>> BEGIN Dataset extract

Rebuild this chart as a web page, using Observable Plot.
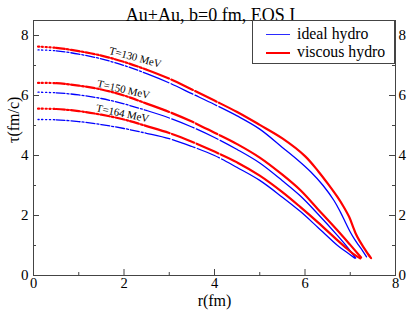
<!DOCTYPE html>
<html>
<head>
<meta charset="utf-8">
<script src="https://cdn.jsdelivr.net/npm/d3@7"></script>
<script src="https://cdn.jsdelivr.net/npm/@observablehq/plot@0.6"></script>
<style>
  body { margin: 0; background: #fff; }
  #wrap { position: relative; width: 407px; height: 311px; font-family: "Liberation Serif", "Times New Roman", serif; }
  #legend { position: absolute; left: 252px; top: 20px; width: 143px; height: 44px; border: 1px solid #444; box-sizing: border-box; background: #fff; }
  .sw { position: absolute; left: 13px; width: 24px; height: 0; }
  .lab { position: absolute; left: 44px; font-size: 15.8px; line-height: 18px; height: 18px; color: #000; white-space: nowrap; }
  svg text { font-family: "Liberation Serif", "Times New Roman", serif; }
</style>
</head>
<body>
<div id="wrap">
  <div id="chart"></div>
  <div id="legend">
    <div class="sw" style="top:13px;border-top:1.3px solid #2a2aff"></div>
    <div class="lab" style="top:4px">ideal hydro</div>
    <div class="sw" style="top:30.5px;border-top:2.2px solid #ff0000"></div>
    <div class="lab" style="top:22px">viscous hydro</div>
  </div>
</div>
<script>
// ---- data ----
const title = "Au+Au, b=0 fm, EOS I";
const xLabel = "r(fm)";
const yLabel = "τ(fm/c)";
const models = ["ideal hydro", "viscous hydro"];
const temps = ["T=130 MeV", "T=150 MeV", "T=164 MeV"];

const idealR130 = [0.1,0.5,1.0,1.5,2.0,2.5,3.0,3.5,4.0,4.5,5.0,5.5,5.8,6.13,6.4,6.64,6.78,6.9,7.0,7.09,7.18,7.27,7.36];
const idealTau130 = [7.52,7.49,7.38,7.22,7.0,6.73,6.42,6.06,5.7,5.32,4.88,4.27,3.9,3.45,3.0,2.5,2.12,1.75,1.45,1.22,1.02,0.83,0.62];
const viscousR130 = [0.1,0.5,1.0,1.5,2.0,2.5,3.0,3.5,4.0,4.5,5.0,5.5,6.0,6.3,6.5,6.72,6.85,6.98,7.06,7.12,7.2,7.3,7.4,7.46];
const viscousTau130 = [7.63,7.59,7.48,7.33,7.12,6.86,6.56,6.2,5.83,5.45,5.02,4.57,3.98,3.46,3.07,2.61,2.3,1.94,1.63,1.4,1.17,0.93,0.7,0.58];

const idealR150 = [0.1,0.5,1.0,1.5,2.0,2.5,3.0,3.5,4.0,4.5,5.0,5.5,5.9,6.28,6.72,6.94,7.12];
const idealTau150 = [6.11,6.09,6.02,5.9,5.72,5.5,5.25,4.95,4.6,4.2,3.75,3.16,2.65,2.06,1.33,0.94,0.58];
const viscousR150 = [0.1,0.5,1.0,1.5,2.0,2.5,3.0,3.5,4.0,4.5,5.0,5.5,5.9,6.28,6.72,7.0,7.24];
const viscousTau150 = [6.42,6.41,6.33,6.2,6.0,5.73,5.45,5.13,4.76,4.38,3.93,3.36,2.84,2.22,1.5,1.02,0.6];

const idealR164 = [0.1,0.5,1.0,1.5,2.0,2.5,3.0,3.5,4.0,4.5,5.0,5.5,5.9,6.28,6.72,6.9,7.1];
const idealTau164 = [5.2,5.19,5.13,5.03,4.9,4.74,4.56,4.3,4.0,3.6,3.17,2.61,2.13,1.61,1.0,0.8,0.58];
const viscousR164 = [0.1,0.5,1.0,1.5,2.0,2.5,3.0,3.5,4.0,4.5,5.0,5.5,5.9,6.28,6.72,6.9,7.05,7.22];
const viscousTau164 = [5.56,5.55,5.48,5.36,5.2,4.98,4.75,4.46,4.13,3.77,3.33,2.78,2.28,1.78,1.17,0.93,0.74,0.57];

const majorTicks = [0, 2, 4, 6, 8];
const minorXTicks = [1, 3, 5, 7];
const minorYTicks = [1, 3, 5, 7];

// isotherm label annotations
const labelR = [2.25, 1.99, 1.97];
const labelTau = [7.27, 6.2, 5.4];
const labelAngle = [15, 13, 12];

// ---- build tables ----
function rows(model, T, rs, taus) { return rs.map((r, i) => ({model, T, r, tau: taus[i]})); }
const idealRows = [
  ...rows(models[0], temps[0], idealR130, idealTau130),
  ...rows(models[0], temps[1], idealR150, idealTau150),
  ...rows(models[0], temps[2], idealR164, idealTau164)
];
const viscousRows = [
  ...rows(models[1], temps[0], viscousR130, viscousTau130),
  ...rows(models[1], temps[1], viscousR150, viscousTau150),
  ...rows(models[1], temps[2], viscousR164, viscousTau164)
];
const labels = temps.map((t, i) => ({t, r: labelR[i], tau: labelTau[i], a: labelAngle[i]}));

const W = 407, H = 311, mL = 33, mR = 12, mT = 20, mB = 36;
const fw = W - mL - mR, fh = H - mT - mB;
const axisColor = "#444";
const serif = "'Liberation Serif', 'Times New Roman', serif";

const chart = Plot.plot({
  width: W, height: H,
  marginLeft: mL, marginRight: mR, marginTop: mT, marginBottom: mB,
  style: {fontFamily: serif, fontSize: "15px", background: "#fff", color: "#000", overflow: "visible"},
  x: {domain: [0, 8], label: null},
  y: {domain: [0, 8.5], label: null},
  marks: [
    Plot.line(idealRows, {x: "r", y: "tau", z: "T", stroke: "#0000ff", strokeWidth: 1.3, curve: "catmull-rom"}),
    Plot.line(viscousRows, {x: "r", y: "tau", z: "T", stroke: "#ff0000", strokeWidth: 2.2, curve: "catmull-rom"}),
    Plot.text(labels, {x: "r", y: "tau", text: "t", rotate: "a", fontSize: 10.8, fill: "#000", fontFamily: serif}),
    Plot.frame({stroke: axisColor}),
    Plot.tickX(majorTicks, {x: d => d, insetTop: fh - 6, stroke: axisColor}),
    Plot.tickX(minorXTicks, {x: d => d, insetTop: fh - 3, stroke: axisColor}),
    Plot.tickY(majorTicks, {y: d => d, insetRight: fw - 6, stroke: axisColor}),
    Plot.tickY(minorYTicks, {y: d => d, insetRight: fw - 3, stroke: axisColor}),
    Plot.tickY(majorTicks, {y: d => d, insetLeft: fw - 6, stroke: axisColor}),
    Plot.tickY(minorYTicks, {y: d => d, insetLeft: fw - 3, stroke: axisColor}),
    Plot.axisX({ticks: majorTicks, tickSize: 0, tickPadding: 2, fontSize: 14.5, fontFamily: serif, label: null}),
    Plot.axisY({anchor: "left", ticks: majorTicks, tickSize: 0, tickPadding: 5, fontSize: 15, fontFamily: serif, label: null}),
    Plot.axisY({anchor: "right", ticks: majorTicks, tickSize: 0, tickPadding: 3, fontSize: 15, fontFamily: serif, label: null}),
    Plot.text([title], {text: d => d, frameAnchor: "top", dy: -12, dx: -4, fontSize: 18, fontFamily: serif}),
    Plot.text([xLabel], {text: d => d, frameAnchor: "bottom", dy: 30, fontSize: 16, fontFamily: serif}),
    Plot.text([yLabel], {text: d => d, frameAnchor: "left", dx: -20, dy: -5, rotate: -90, fontSize: 16, fontFamily: serif})
  ]
});
document.getElementById("chart").appendChild(chart);

// ---- line styles along each isotherm: dotted, dash-dot, long dash, then solid ----
const xs = chart.scale("x");
const styleBreaks = [0.5, 2.5, 4.5];
const stylePatterns = [[1.2, 2.6], [9, 2, 2, 2], [24, 2.5]];
chart.querySelectorAll('g[aria-label="line"] path').forEach(p => {
  const L = p.getTotalLength();
  const lenAtX = px => {
    let lo = 0, hi = L;
    for (let i = 0; i < 40; i++) { const m = (lo + hi) / 2; if (p.getPointAtLength(m).x < px) lo = m; else hi = m; }
    return lo;
  };
  const cuts = styleBreaks.map(v => lenAtX(xs.apply(v)));
  const arr = [];
  let pos = 0;
  stylePatterns.forEach((pat, k) => {
    const end = cuts[k];
    let i = 0;
    while (pos < end - 1e-6) {
      let seg = pat[i % pat.length];
      if (pos + seg > end) seg = end - pos;
      arr.push(seg); pos += seg; i++;
    }
    if (arr.length % 2 === 1) arr.push(0);
  });
  arr.push(L - pos + 10, 0);
  p.setAttribute("stroke-dasharray", arr.map(v => v.toFixed(2)).join(","));
});
</script>
</body>
</html>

>> END Dataset extract

- What you have to do
Track down every line of the material containing the string "chart", and copy it.

- Final result
Rebuild this chart as a web page, using Observable Plot.
  <div id="chart"></div>
const chart = Plot.plot({
document.getElementById("chart").appendChild(chart);
const xs = chart.scale("x");
chart.querySelectorAll('g[aria-label="line"] path').forEach(p => {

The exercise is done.